Balancing lives with enemy damage creates a specific difficulty level. If one enemy reaching the goal ends the game, the player has no room for mistakes. If you give too many lives, the player might feel that the challenge is not serious. Try to choose a life total that allows a few errors but still punishes repeated mistakes.

Balancing Difficulty and Pace

Balancing a tower defense game is a process, not a single step. The pace of the game depends on wave timings, enemy stats, and tower power. Early waves should feel easy enough to learn the mechanics, but not so slow that the player is bored. Later waves should create tension and force the player to think carefully.

You can think of difficulty as a curve. At first the curve is low, then it gradually rises. The exact shape can be linear or can spike every few waves to create dramatic moments. To build this curve, you adjust factors such as enemy health, speed, and wave size, plus how much currency you give the player.

Playtesting is vital. Run your game, try different strategies, and see whether you ever feel completely safe. If the game is always easy with random tower placements, raise enemy stats or reduce income. If you always lose around the same wave even with careful play, reduce stats or increase rewards.

One helpful technique is to design enemy types that punish specific weaknesses. For example, if a player relies only on slow high damage towers, a wave of very fast weak enemies might slip through. If they rely only on fast low damage towers, a high health boss might break their setup. By alternating wave types, you encourage diverse strategies without directly forcing them.

Important balancing guideline: Always adjust only one or two variables at a time when tuning difficulty, and test after each change. Changing many things at once makes it hard to understand what actually improved or hurt the game.

Visuals, Feedback, and Clarity

In tower defense, clarity is more important than detailed graphics. Players need to understand what is happening at a glance. Make sure enemies follow a visible path, towers clearly show where they are placed, and attacks are noticeable without being overwhelming.
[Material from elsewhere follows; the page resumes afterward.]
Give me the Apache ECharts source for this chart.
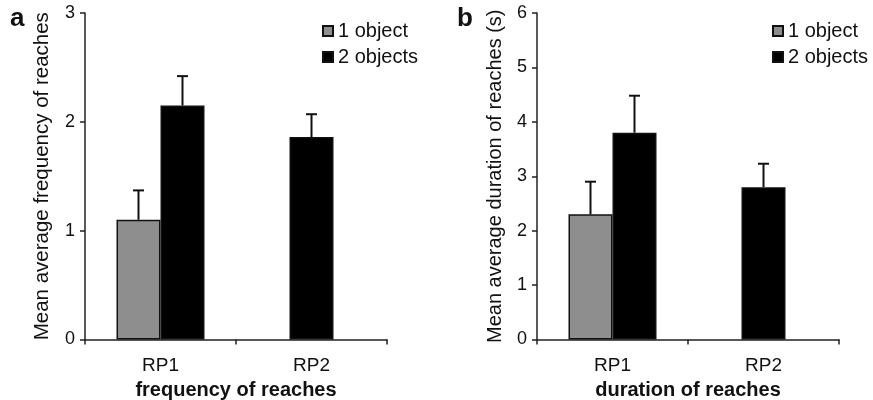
<!DOCTYPE html>
<html>
<head>
<meta charset="utf-8">
<script src="https://cdn.jsdelivr.net/npm/echarts@6/dist/echarts.min.js"></script>
<style>
  html, body { margin: 0; padding: 0; background: #fff; }
  #chart { width: 873px; height: 400px; }
</style>
</head>
<body>
<div id="chart"></div>
<script>
// categories and legend
const categories = ["RP1", "RP2"];
const seriesNames = ["1 object", "2 objects"];

// panel a: frequency of reaches (mean, error = +SE)
const freqOne = [1.1, null];
const freqOneErr = [0.27, null];
const freqTwo = [2.15, 1.86];
const freqTwoErr = [0.27, 0.21];

// panel b: duration of reaches in seconds
const durOne = [2.3, null];
const durOneErr = [0.6, null];
const durTwo = [3.8, 2.8];
const durTwoErr = [0.68, 0.43];

const fontFamily = "Liberation Sans, Arial, sans-serif";
const barWidth = 44;
const grey = "#8e8e8e";

// error bar drawn above a bar, shifted sideways by offset px
function errorSeries(gridIdx, axisIdx, values, errs, offset, keep) {
  const data = [];
  values.forEach((v, i) => {
    if (v != null && keep(i)) data.push([i, v, v + errs[i]]);
  });
  return {
    type: "custom",
    xAxisIndex: axisIdx,
    yAxisIndex: gridIdx,
    z: 1,
    silent: true,
    data: data,
    renderItem: function(params, api) {
      const base = api.coord([api.value(0), api.value(1)]);
      const top = api.coord([api.value(0), api.value(2)]);
      const x = base[0] + offset;
      const style = { stroke: "#111", lineWidth: 2 };
      return {
        type: "group",
        children: [
          { type: "line", shape: { x1: x, y1: base[1], x2: x, y2: top[1] }, style: style },
          { type: "line", shape: { x1: x - 5.5, y1: top[1], x2: x + 5.5, y2: top[1] }, style: style }
        ]
      };
    }
  };
}

function barSeries(name, axisIdx, gridIdx, values, color, keep) {
  return {
    name: name,
    type: "bar",
    xAxisIndex: axisIdx,
    yAxisIndex: gridIdx,
    barWidth: barWidth,
    barGap: "0%",
    z: 2,
    itemStyle: { color: color, borderColor: "#111", borderWidth: 1.5 },
    data: values.map((v, i) => (keep(i) ? v : null))
  };
}

const grids = [
  { left: 85, width: 302, top: 13, bottom: 60.5, outerBoundsMode: "none", containLabel: false },
  { left: 537, width: 302, top: 13, bottom: 60.5, outerBoundsMode: "none", containLabel: false }
];

function xAxisFor(gridIdx, title, visible) {
  return {
    type: "category",
    gridIndex: gridIdx,
    data: categories,
    show: visible,
    name: title,
    nameLocation: "middle",
    nameGap: 41,
    nameTextStyle: { color: "#111", fontSize: 20, fontWeight: "bold", fontFamily: fontFamily },
    axisLine: { lineStyle: { color: "#222", width: 1.5 } },
    axisTick: { show: true, length: 5, lineStyle: { color: "#222", width: 1.5 } },
    axisLabel: { color: "#111", fontSize: 19, margin: 17, fontFamily: fontFamily }
  };
}

function yAxisFor(gridIdx, max, title, size) {
  return {
    type: "value",
    gridIndex: gridIdx,
    min: 0,
    max: max,
    interval: 1,
    name: title,
    nameLocation: "middle",
    nameGap: 32,
    nameTextStyle: { color: "#111", fontSize: size, fontFamily: fontFamily },
    splitLine: { show: false },
    axisLine: { show: true, lineStyle: { color: "#222", width: 1.5 } },
    axisTick: { show: true, length: 5, lineStyle: { color: "#222", width: 1.5 } },
    axisLabel: { color: "#111", fontSize: 18, margin: 10, fontFamily: fontFamily }
  };
}

const isRP1 = i => i === 0;
const isRP2 = i => i === 1;

function legendAt(left) {
  return {
    data: seriesNames,
    left: left, top: 16, orient: "vertical",
    icon: "rect",
    itemWidth: 10, itemHeight: 10, itemGap: 6,
    textStyle: { fontSize: 20, color: "#111", fontFamily: fontFamily }
  };
}

const option = {
  animation: false,
  textStyle: { fontFamily: fontFamily },
  title: [
    { text: "a", left: 5, top: 1, textStyle: { fontSize: 26, fontWeight: "bold", color: "#111", fontFamily: fontFamily } },
    { text: "b", left: 452, top: 1, textStyle: { fontSize: 26, fontWeight: "bold", color: "#111", fontFamily: fontFamily } }
  ],
  legend: [legendAt(317), legendAt(767)],
  grid: grids,
  xAxis: [
    xAxisFor(0, "frequency of reaches", true),
    xAxisFor(1, "duration of reaches", true),
    xAxisFor(0, "", false),
    xAxisFor(1, "", false)
  ],
  yAxis: [
    yAxisFor(0, 3, "Mean average frequency of reaches", 20.5),
    yAxisFor(1, 6, "Mean average duration of reaches (s)", 20)
  ],
  series: [
    // panel a: RP1 pair on axis 0, lone RP2 bar on axis 2 so it sits centred
    barSeries("1 object", 0, 0, freqOne, grey, isRP1),
    barSeries("2 objects", 0, 0, freqTwo, "#000", isRP1),
    barSeries("2 objects", 2, 0, freqTwo, "#000", isRP2),
    errorSeries(0, 0, freqOne, freqOneErr, -barWidth / 2, isRP1),
    errorSeries(0, 0, freqTwo, freqTwoErr, barWidth / 2, isRP1),
    errorSeries(0, 2, freqTwo, freqTwoErr, 0, isRP2),
    // panel b
    barSeries("1 object", 1, 1, durOne, grey, isRP1),
    barSeries("2 objects", 1, 1, durTwo, "#000", isRP1),
    barSeries("2 objects", 3, 1, durTwo, "#000", isRP2),
    errorSeries(1, 1, durOne, durOneErr, -barWidth / 2, isRP1),
    errorSeries(1, 1, durTwo, durTwoErr, barWidth / 2, isRP1),
    errorSeries(1, 3, durTwo, durTwoErr, 0, isRP2)
  ]
};

const chart = echarts.init(document.getElementById("chart"));
chart.setOption(option);
window.addEventListener("resize", function() {
  chart.resize();
});
</script>
</body>
</html>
Each tower action should have feedback. When a tower fires, it can play a small effect or sound so the player sees and hears the impact of their decisions. When an enemy takes damage, a subtle flash or hit effect helps the player connect cause and effect. Health bars above enemies are extremely useful, because they show the effect of tower upgrades and focus fire.

Clarity also means making range visible. When the player selects a tower, show a circle or sphere indicating its range. This makes targeting decisions easier and gives the player confidence when planning layouts. You can also show upgrade information in a simple panel that lists current stats and new stats after the upgrade, so the player knows what they are buying.

Try to avoid too much visual clutter. If every attack has a huge explosion, the path can become confusing when many towers fire at once. Start with small clean effects, then gradually improve them while always checking that the path remains readable.

Extending Your Tower Defense Game

Once the core systems are working, you can expand your tower defense game in many directions. You might add different maps with new paths and layouts, create new tower types with unique abilities, or introduce enemies with armor, shields, or special movement rules. You can also add difficulty modes, such as an easy mode with fewer waves and a hard mode with stronger enemies but higher rewards.

Other extensions include cooperative play where multiple players defend together, or competitive modes where players send enemies to each other. You could add challenge modes with restrictions, for example allowing only one tower type per game. Each new feature should build on the solid base of pathing, towers, waves, and economy that you designed first.

By focusing on these core ideas and improving them step by step, you can turn a simple prototype into a full tower defense game on Roblox that feels engaging and strategic for your players.